— start of Supplied information —
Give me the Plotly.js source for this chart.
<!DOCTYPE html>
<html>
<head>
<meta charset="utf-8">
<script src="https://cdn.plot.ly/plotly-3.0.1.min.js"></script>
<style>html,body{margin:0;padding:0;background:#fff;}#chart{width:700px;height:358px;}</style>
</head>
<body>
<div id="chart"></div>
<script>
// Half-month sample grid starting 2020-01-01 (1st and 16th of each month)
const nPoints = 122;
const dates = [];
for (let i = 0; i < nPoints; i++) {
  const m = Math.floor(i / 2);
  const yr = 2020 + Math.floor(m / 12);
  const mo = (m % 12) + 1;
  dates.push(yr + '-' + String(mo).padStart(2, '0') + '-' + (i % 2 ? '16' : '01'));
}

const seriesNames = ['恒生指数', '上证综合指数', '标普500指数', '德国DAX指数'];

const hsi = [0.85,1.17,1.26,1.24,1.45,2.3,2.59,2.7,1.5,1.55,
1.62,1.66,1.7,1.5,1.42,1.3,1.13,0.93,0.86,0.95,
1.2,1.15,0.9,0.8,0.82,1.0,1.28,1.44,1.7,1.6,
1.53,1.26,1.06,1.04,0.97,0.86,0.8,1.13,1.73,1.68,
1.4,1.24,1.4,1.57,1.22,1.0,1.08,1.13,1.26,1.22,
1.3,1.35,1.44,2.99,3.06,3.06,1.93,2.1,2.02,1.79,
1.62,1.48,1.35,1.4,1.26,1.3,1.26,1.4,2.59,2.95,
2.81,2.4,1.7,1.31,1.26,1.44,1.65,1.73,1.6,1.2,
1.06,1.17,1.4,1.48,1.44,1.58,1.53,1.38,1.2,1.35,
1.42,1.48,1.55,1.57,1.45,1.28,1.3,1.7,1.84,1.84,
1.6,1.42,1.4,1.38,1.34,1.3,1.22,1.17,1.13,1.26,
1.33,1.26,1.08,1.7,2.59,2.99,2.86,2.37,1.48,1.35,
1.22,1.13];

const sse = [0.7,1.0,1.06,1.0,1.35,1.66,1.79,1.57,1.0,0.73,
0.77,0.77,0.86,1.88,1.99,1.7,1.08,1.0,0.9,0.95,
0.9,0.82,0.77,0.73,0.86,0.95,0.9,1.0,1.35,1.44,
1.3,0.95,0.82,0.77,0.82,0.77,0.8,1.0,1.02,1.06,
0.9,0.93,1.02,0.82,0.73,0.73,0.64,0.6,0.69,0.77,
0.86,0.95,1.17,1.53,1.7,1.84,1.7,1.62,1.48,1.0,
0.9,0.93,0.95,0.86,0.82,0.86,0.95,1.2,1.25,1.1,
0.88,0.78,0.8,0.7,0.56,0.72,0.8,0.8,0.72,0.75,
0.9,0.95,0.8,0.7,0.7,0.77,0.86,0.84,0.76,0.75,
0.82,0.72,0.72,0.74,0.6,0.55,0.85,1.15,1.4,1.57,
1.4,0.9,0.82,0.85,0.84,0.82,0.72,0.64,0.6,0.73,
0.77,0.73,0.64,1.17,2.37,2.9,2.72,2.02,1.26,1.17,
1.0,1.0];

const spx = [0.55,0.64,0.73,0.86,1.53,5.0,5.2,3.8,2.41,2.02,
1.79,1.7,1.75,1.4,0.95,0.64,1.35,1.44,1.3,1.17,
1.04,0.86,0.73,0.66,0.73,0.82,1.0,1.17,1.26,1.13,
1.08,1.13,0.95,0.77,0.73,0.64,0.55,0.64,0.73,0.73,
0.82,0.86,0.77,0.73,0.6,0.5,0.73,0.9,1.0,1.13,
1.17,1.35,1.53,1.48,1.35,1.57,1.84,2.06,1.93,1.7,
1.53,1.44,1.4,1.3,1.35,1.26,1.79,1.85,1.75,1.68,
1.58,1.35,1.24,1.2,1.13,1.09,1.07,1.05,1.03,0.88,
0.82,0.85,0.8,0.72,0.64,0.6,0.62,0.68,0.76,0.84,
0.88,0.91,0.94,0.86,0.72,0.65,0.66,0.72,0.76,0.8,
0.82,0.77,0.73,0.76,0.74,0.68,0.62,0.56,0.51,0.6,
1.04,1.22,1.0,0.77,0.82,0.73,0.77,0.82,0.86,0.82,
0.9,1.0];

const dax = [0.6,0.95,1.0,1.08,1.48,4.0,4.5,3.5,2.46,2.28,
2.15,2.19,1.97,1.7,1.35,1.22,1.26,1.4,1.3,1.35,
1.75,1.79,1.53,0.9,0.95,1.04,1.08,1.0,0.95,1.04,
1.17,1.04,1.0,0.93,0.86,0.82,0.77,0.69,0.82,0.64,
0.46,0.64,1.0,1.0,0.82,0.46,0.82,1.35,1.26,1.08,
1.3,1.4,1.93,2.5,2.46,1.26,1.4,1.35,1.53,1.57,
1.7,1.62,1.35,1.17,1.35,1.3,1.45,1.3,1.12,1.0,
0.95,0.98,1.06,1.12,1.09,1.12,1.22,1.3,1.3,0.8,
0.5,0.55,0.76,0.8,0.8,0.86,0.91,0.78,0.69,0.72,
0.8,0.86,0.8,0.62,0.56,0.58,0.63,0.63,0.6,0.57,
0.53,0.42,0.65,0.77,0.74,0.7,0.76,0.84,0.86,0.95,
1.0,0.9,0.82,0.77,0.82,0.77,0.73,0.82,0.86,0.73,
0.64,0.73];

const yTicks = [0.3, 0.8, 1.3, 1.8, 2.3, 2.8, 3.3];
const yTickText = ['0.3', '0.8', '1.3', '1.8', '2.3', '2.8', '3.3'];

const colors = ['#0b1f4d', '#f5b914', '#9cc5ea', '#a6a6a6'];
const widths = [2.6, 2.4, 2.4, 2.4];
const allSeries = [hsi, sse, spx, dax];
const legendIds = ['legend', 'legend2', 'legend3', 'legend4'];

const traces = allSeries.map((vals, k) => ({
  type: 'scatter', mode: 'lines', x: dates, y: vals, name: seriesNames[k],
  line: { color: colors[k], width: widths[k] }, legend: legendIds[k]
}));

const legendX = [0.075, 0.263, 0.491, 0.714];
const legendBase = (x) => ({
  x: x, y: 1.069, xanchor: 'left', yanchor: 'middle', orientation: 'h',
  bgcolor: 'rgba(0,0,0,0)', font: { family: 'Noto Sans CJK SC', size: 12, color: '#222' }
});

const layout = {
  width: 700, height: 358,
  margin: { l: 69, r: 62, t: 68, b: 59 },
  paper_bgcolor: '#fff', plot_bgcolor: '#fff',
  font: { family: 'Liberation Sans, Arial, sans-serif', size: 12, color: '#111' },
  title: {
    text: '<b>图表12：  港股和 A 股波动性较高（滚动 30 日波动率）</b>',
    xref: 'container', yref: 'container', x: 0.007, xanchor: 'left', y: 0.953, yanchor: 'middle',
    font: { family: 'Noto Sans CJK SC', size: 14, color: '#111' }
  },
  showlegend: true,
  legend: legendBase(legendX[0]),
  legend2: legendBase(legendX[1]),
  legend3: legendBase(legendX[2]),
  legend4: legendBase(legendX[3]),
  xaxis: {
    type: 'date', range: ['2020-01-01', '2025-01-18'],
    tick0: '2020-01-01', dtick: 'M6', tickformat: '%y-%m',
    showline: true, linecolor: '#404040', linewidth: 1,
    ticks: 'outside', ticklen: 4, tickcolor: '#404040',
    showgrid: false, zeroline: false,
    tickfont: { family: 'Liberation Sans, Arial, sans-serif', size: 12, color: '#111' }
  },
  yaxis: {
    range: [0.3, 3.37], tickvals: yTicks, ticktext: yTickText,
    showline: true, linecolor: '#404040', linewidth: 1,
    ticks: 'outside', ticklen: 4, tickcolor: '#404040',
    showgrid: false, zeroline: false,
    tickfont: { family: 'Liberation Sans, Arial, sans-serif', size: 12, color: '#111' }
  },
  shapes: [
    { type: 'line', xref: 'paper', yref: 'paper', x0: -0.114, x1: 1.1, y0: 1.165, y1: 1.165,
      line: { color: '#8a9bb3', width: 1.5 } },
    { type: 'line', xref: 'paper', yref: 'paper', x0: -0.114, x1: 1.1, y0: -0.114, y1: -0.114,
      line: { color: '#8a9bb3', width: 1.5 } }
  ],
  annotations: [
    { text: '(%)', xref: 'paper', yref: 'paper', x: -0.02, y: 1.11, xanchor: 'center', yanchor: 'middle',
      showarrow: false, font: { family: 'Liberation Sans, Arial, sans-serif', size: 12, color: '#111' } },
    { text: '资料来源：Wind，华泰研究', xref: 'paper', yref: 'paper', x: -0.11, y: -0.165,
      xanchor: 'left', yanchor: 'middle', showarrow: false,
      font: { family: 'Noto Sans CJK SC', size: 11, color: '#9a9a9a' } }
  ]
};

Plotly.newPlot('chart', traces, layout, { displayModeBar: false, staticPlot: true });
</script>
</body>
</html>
— end of Supplied information —
Objective> Return exactly the lines that run from the top of the listing above to the line containing "const seriesNames = ['恒生指数', '上证综合指数', '标普500指数', '德国DAX指数'];", please, keeping both end lines and leaving out everything else.

Reply to the task>
Give me the Plotly.js source for this chart.
<!DOCTYPE html>
<html>
<head>
<meta charset="utf-8">
<script src="https://cdn.plot.ly/plotly-3.0.1.min.js"></script>
<style>html,body{margin:0;padding:0;background:#fff;}#chart{width:700px;height:358px;}</style>
</head>
<body>
<div id="chart"></div>
<script>
// Half-month sample grid starting 2020-01-01 (1st and 16th of each month)
const nPoints = 122;
const dates = [];
for (let i = 0; i < nPoints; i++) {
  const m = Math.floor(i / 2);
  const yr = 2020 + Math.floor(m / 12);
  const mo = (m % 12) + 1;
  dates.push(yr + '-' + String(mo).padStart(2, '0') + '-' + (i % 2 ? '16' : '01'));
}

const seriesNames = ['恒生指数', '上证综合指数', '标普500指数', '德国DAX指数'];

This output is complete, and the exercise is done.